At times, the more parameters set upon your writing projects by third-party forces, the more difficult it can be to get creative in a meaningful way. This is not to say that deadlines or structure or editors are unimportant to creation. However, writing in different spaces with different rules at play can be a refreshing experience for those that feel they’ve been pulled into the grind.
I know for myself that it’s nice to rediscover the joy of just creating something, to take a moment to focus on playing gracefully with a new idea. It doesn’t really matter how bad the idea is. As long as you just try your hardest and completely cast out any care in the world as to whether it’s good or not until you’re done. Even then, does it always have to matter?
One of my heroes, Kurt Vonnegut, authored several amazing works such as Slaughterhouse-Five, Cat’s Cradle, and a ton of short stories, The Euphio Question being my favorite (Mr. McCallum, my journalism teacher in high school gets the credit of introduction).

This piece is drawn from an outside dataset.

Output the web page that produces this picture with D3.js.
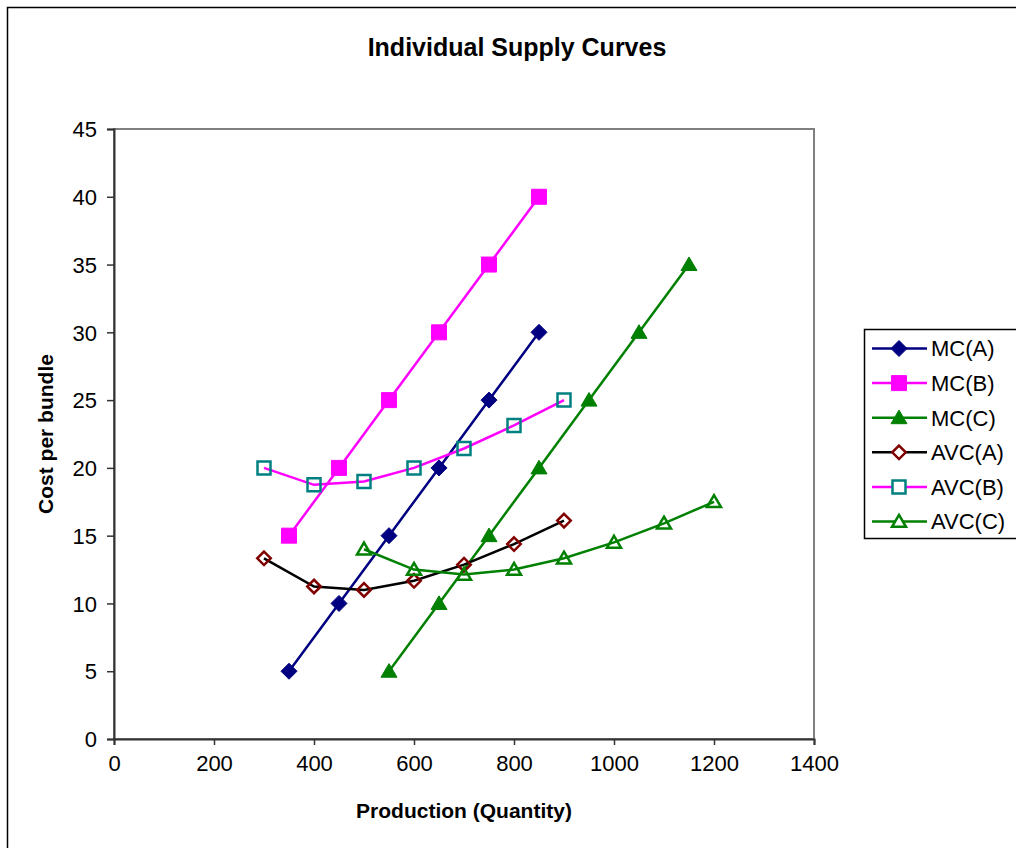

Like all great and successful writers of our time and times past, Vonnegut was always thinking about why humans did anything, how they ticked, what made them feel angry, happy, fulfilled, and empty. And Vonnegut had rules for himself when it came to writing. One of his rules, intertwined hilariously with the idea of purposely upsetting one’s parents, says a lot about what a writer should really be after.
“Go into the arts,” Vonnegut says. “I’m not kidding. The arts are not a way to make a living. They are a very human way of making life more bearable. Practicing an art, no matter how well or badly, is a way to make your soul grow, for heaven’s sake. Sing in the shower. Dance to the radio. Tell stories. Write a poem to a friend, even a lousy poem. Do it as well as you possibly can. You will get an enormous reward… You will have created something.”
Though I’m not sure Vonnegut, an author, truly disbelieved the arts’ potential as a fruitful career, his point is this: writing just to create a story, painting just to create art, this is the reasoning that allows for an environment in which a creator’s soul can truly blossom and flourish.
I like to think that we all have an image of the best versions of ourselves. Maybe there is a best version of you at work or a best version of you with family and friends. Giving yourself the opportunity to be aware of yourself and to create something, anything from what you find inside of you might just help elevate your skills and perhaps your enjoyment life in a general sense.